The landmark Musk vs. Openai trial entered its second day on Wednesday in Oakland, California, with jurors and the public digesting hours of dramatic testimony from Elon Musk himself — the first witness called in what legal experts are calling the most consequential courtroom battle in the history of artificial intelligence. At stake is not only the Musk OpenAI trial’s central question of whether the company’s for-profit conversion betrayed a charitable trust, but potentially the entire trajectory of one of the world’s most powerful AI companies.
Musk took the stand on Tuesday and faced nearly two hours of direct examination from his lead attorney, Steven Molo. He testified that he co-founded OpenAI in 2015 with a singular purpose: to develop artificial intelligence as an open-source, nonprofit enterprise that would serve humanity rather than enrich any individual. “I came up with the idea, the name, recruited the key people, taught them everything I know, provided all the initial funding,” Musk told the jury. He said he would never have contributed his resources — which he estimates amounted to at least $44 million — had he believed the company’s founders intended to eventually profit from it.

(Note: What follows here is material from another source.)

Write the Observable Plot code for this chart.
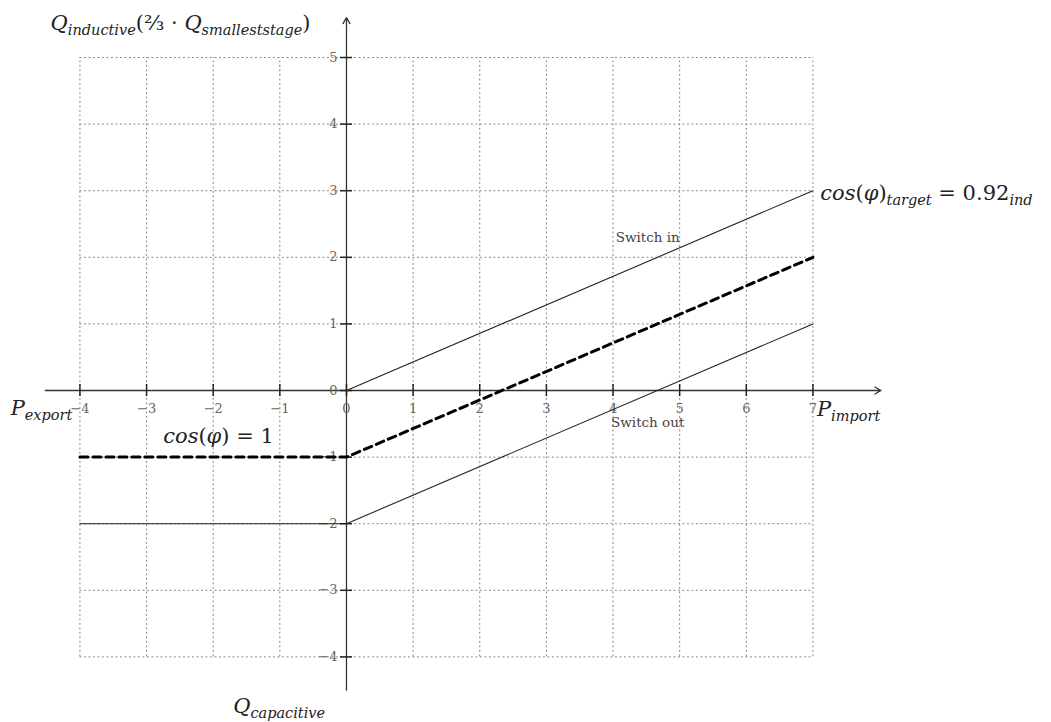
<!DOCTYPE html>
<html><head><meta charset="utf-8">
<script src="https://cdn.jsdelivr.net/npm/d3@7"></script>
<script src="https://cdn.jsdelivr.net/npm/@observablehq/plot@0.6"></script>
<style>body{margin:0;background:#fff;} #chart svg{display:block;}</style>
</head><body><div id="chart"></div>
<script>
// ---- data ----
const gridX = [-4,-3,-2,-1,1,2,3,4,5,6,7];
const gridY = [-4,-3,-2,-1,1,2,3,4,5];
const tickX = [-4,-3,-2,-1,0,1,2,3,4,5,6,7];
const tickY = [-4,-3,-2,-1,0,1,2,3,4,5];
const tickXLabels = ["−4","−3","−2","−1","0","1","2","3","4","5","6","7"];
const tickYLabels = ["−4","−3","−2","−1","0","1","2","3","4","5"];

// Switch-in line (cos φ target = 0.92 ind)
const switchInP = [0, 7];
const switchInQ = [0, 3];
// middle (dashed) characteristic
const midP = [-4, 0, 7];
const midQ = [-1, -1, 2];
// Switch-out line
const switchOutP = [-4, 0, 7];
const switchOutQ = [-2, -2, 1];

// annotations
const annText = ["Q_{inductive}[(⅔ · ]Q_{smalleststage}[)]", "P_{export}", "P_{import}", "Q_{capacitive}",
                 "cos[(]φ[)]_{target}[ = 0.92]_{ind}", "cos[(]φ[) = 1]"];
const annX = [-4.44, -5.04, 7.06, -1.70, 7.11, -2.75];
const annY = [5.52, -0.27, -0.28, -4.74, 2.96, -0.68];
const smallText = ["Switch in", "Switch out"];
const smallX = [4.52, 4.52];
const smallY = [2.30, -0.49];

const mk = (xs, ys) => xs.map((x, i) => ({x, y: ys[i]}));
const serif = "'DejaVu Serif', serif";

const plot = Plot.plot({
  width: 1051, height: 722,
  marginLeft: 0, marginRight: 0, marginTop: 0, marginBottom: 0,
  x: {domain: [-5.192, 10.58], axis: null},
  y: {domain: [-4.985, 5.856], axis: null},
  style: {fontFamily: serif, background: "#fff"},
  marks: [
    Plot.ruleX(gridX, {x: d => d, y1: -4, y2: 5, stroke: "#8a8a8a", strokeWidth: 1, strokeDasharray: "2,2.5"}),
    Plot.ruleY(gridY, {y: d => d, x1: -4, x2: 7, stroke: "#8a8a8a", strokeWidth: 1, strokeDasharray: "2,2.5"}),
    // axes
    Plot.arrow([{x1: -4.52, y1: 0, x2: 8.02, y2: 0}], {x1: "x1", y1: "y1", x2: "x2", y2: "y2", stroke: "#333", strokeWidth: 1.3, headLength: 8}),
    Plot.arrow([{x1: 0, y1: -4.5, x2: 0, y2: 5.6}], {x1: "x1", y1: "y1", x2: "x2", y2: "y2", stroke: "#333", strokeWidth: 1.3, headLength: 8}),
    Plot.ruleX(tickX, {x: d => d, y1: -0.09, y2: 0.09, stroke: "#222", strokeWidth: 1.5}),
    Plot.ruleY(tickY, {y: d => d, x1: -0.09, x2: 0.09, stroke: "#222", strokeWidth: 1.5}),
    Plot.text(tickX, {x: d => d, y: 0, text: (d, i) => tickXLabels[i], dy: 18, fontSize: 13, fill: "#666"}),
    Plot.text(tickY, {x: 0, y: d => d, text: (d, i) => tickYLabels[i], dx: -9, textAnchor: "end", fontSize: 13, fill: "#666"}),
    // characteristic lines
    Plot.line(mk(switchInP, switchInQ), {x: "x", y: "y", stroke: "#222", strokeWidth: 1.1}),
    Plot.line(mk(switchOutP, switchOutQ), {x: "x", y: "y", stroke: "#222", strokeWidth: 1.1}),
    Plot.line(mk(midP, midQ), {x: "x", y: "y", stroke: "#000", strokeWidth: 3, strokeDasharray: "8,5"}),
    // annotations
    Plot.text(annText, {x: (d, i) => annX[i], y: (d, i) => annY[i], text: d => d, textAnchor: "start",
      fontSize: 21, fontStyle: "italic", fill: "#222", className: "math"}),
    Plot.text(smallText, {x: (d, i) => smallX[i], y: (d, i) => smallY[i], text: d => d, fontSize: 13.5, fill: "#444"})
  ]
});

// render simple math markup: _{..} subscript, [..] upright
d3.select(plot).selectAll(".math text").each(function() {
  const el = d3.select(this);
  const s = this.textContent;
  el.text(null);
  const parts = s.split(/(_\{[^}]*\}|\[[^\]]*\])/).filter(p => p.length);
  let shift = 0;
  for (const p of parts) {
    const t = el.append("tspan");
    if (p.startsWith("_{")) {
      t.text(p.slice(2, -1)).attr("font-size", 14.5).attr("dy", 5 - shift);
      shift = 5;
    } else {
      const upright = p.startsWith("[");
      t.text(upright ? p.slice(1, -1) : p);
      if (upright) t.attr("font-style", "normal");
      if (shift) { t.attr("dy", -shift); shift = 0; }
    }
  }
});

document.getElementById("chart").appendChild(plot);
</script>
</body></html>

Molo entered into evidence OpenAI’s founding charter from 2015, which stated the company was “not organized for the private gain of any person” and would seek to create “open source technology for the public benefit.” Musk described the document as unambiguous: “It was specifically meant to be for a charity that did not benefit any individual person,” he said. Musk also warned the jury about broader AI risks, saying he had “extreme concerns” about the technology and did not want a “Terminator outcome.” – Openai trial.

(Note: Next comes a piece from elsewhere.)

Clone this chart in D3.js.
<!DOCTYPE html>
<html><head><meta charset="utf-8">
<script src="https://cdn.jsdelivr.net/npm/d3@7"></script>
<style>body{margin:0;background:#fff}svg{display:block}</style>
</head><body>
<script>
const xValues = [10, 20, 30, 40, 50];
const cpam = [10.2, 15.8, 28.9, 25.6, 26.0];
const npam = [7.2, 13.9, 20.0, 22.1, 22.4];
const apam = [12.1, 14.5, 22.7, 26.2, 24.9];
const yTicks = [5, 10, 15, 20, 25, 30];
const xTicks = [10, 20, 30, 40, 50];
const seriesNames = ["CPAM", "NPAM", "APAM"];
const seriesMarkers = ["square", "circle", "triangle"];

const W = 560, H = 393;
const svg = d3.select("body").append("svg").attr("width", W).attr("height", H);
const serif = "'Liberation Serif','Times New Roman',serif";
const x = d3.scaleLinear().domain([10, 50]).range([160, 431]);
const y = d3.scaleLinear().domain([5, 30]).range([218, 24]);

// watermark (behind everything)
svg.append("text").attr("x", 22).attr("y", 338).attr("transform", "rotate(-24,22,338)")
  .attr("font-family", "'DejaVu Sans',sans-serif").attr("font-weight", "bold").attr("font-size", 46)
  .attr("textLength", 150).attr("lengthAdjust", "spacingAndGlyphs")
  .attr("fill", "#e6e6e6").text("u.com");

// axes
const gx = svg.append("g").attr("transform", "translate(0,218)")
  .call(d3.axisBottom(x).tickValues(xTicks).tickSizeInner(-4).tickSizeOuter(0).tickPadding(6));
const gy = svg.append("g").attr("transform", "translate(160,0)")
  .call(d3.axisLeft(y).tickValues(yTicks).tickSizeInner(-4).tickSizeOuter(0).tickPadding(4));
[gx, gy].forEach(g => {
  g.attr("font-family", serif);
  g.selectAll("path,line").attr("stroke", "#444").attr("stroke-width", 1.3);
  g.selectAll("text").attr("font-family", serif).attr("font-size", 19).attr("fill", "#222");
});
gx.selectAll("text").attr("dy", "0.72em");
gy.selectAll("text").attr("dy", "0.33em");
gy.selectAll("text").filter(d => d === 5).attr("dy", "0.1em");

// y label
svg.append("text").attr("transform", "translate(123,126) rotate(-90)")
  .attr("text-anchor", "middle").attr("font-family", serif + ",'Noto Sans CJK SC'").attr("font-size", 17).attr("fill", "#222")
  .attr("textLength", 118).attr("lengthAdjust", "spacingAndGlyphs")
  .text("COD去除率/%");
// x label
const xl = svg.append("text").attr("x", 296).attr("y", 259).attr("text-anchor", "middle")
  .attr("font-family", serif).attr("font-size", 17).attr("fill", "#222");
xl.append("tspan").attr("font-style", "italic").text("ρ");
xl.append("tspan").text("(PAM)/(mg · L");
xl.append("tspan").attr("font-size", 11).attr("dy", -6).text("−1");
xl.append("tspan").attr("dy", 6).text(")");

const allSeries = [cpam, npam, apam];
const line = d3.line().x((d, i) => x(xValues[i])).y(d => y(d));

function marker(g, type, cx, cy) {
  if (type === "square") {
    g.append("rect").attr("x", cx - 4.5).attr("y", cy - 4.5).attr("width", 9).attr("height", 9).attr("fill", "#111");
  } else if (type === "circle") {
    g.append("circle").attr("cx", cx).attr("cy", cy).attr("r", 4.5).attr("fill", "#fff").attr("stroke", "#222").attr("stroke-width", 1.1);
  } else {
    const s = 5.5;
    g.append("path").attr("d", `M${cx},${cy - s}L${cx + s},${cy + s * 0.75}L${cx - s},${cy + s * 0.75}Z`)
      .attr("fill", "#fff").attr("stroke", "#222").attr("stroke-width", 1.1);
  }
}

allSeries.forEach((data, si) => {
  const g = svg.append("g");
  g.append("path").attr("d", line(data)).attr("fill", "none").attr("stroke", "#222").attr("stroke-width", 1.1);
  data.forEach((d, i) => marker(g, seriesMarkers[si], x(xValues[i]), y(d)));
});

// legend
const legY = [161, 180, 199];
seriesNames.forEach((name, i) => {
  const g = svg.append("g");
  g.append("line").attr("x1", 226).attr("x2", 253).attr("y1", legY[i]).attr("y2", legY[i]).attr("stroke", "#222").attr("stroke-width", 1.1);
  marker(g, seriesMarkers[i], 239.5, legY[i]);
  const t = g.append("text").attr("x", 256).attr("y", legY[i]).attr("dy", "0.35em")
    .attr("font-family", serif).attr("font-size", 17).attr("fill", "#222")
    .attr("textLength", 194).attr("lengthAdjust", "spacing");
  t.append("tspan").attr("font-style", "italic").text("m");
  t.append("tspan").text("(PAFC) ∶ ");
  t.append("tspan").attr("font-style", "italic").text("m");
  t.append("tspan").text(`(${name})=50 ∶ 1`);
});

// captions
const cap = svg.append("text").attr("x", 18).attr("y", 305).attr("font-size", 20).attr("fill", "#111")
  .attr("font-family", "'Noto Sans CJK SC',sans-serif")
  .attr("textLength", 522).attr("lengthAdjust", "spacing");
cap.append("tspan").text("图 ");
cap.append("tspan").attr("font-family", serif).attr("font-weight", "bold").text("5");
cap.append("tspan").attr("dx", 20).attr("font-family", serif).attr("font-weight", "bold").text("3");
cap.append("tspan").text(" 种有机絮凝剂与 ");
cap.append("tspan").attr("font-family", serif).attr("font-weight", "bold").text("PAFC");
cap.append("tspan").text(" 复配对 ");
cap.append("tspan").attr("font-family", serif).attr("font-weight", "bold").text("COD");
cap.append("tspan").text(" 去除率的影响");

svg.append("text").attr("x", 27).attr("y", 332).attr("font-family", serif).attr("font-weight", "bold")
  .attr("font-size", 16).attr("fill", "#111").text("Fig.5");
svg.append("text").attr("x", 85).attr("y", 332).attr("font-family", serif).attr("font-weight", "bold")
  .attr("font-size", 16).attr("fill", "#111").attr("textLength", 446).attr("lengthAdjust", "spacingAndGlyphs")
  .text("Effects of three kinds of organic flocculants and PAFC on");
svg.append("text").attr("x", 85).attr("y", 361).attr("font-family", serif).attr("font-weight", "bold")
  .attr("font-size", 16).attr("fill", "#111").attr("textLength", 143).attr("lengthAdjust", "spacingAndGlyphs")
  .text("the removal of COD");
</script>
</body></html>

OpenAI’s attorneys, led by William Savitt, offered a sharply different account in their opening statement. Savitt told the jury the Musk OpenAI trial exists not because anyone stole a charity, but because Musk “didn’t get his way.” According to OpenAI’s version of events, Musk himself advocated for a for-profit structure as early as 2017 but was denied full operational control of the company and chose to leave. Savitt pointed to a September 2020 post Musk made on X, then Twitter, writing that “OpenAI is essentially captured by Microsoft” — evidence, OpenAI’s lawyers say, that Musk had acknowledged the for-profit relationship years before filing suit.
“We are here because Mr. Musk turned out to be very wrong about OpenAI,” Savitt said. “We’re here now because Mr. Musk competes with OpenAI.” Indeed, Musk went on to found xAI, his own artificial intelligence company, after departing OpenAI’s board in 2018. Critics and OpenAI alike have cast the litigation as a competitive maneuver — Savitt told jurors that “after he launched his own competitor, then he launched lawsuits.”
The remedies Musk is seeking are sweeping: a court order reverting OpenAI to a nonprofit structure, the removal of Sam Altman and Greg Brockman as officers of the for-profit subsidiary, and approximately $130 billion in damages to be returned to OpenAI’s nonprofit foundation. Microsoft, which has invested over $13 billion in OpenAI since 2019, is also named as a defendant, with Musk’s lawyers alleging it aided and abetted the alleged breach of charitable trust.
The trial threatens to cloud OpenAI’s plans for an initial public offering expected later this year. CEO Sam Altman, who was present in the Oakland courthouse on Tuesday, declined public comment as testimony got underway. Cross-examination of Musk and additional witnesses are expected to continue through the rest of the week, with the jury’s advisory verdict potentially weeks away.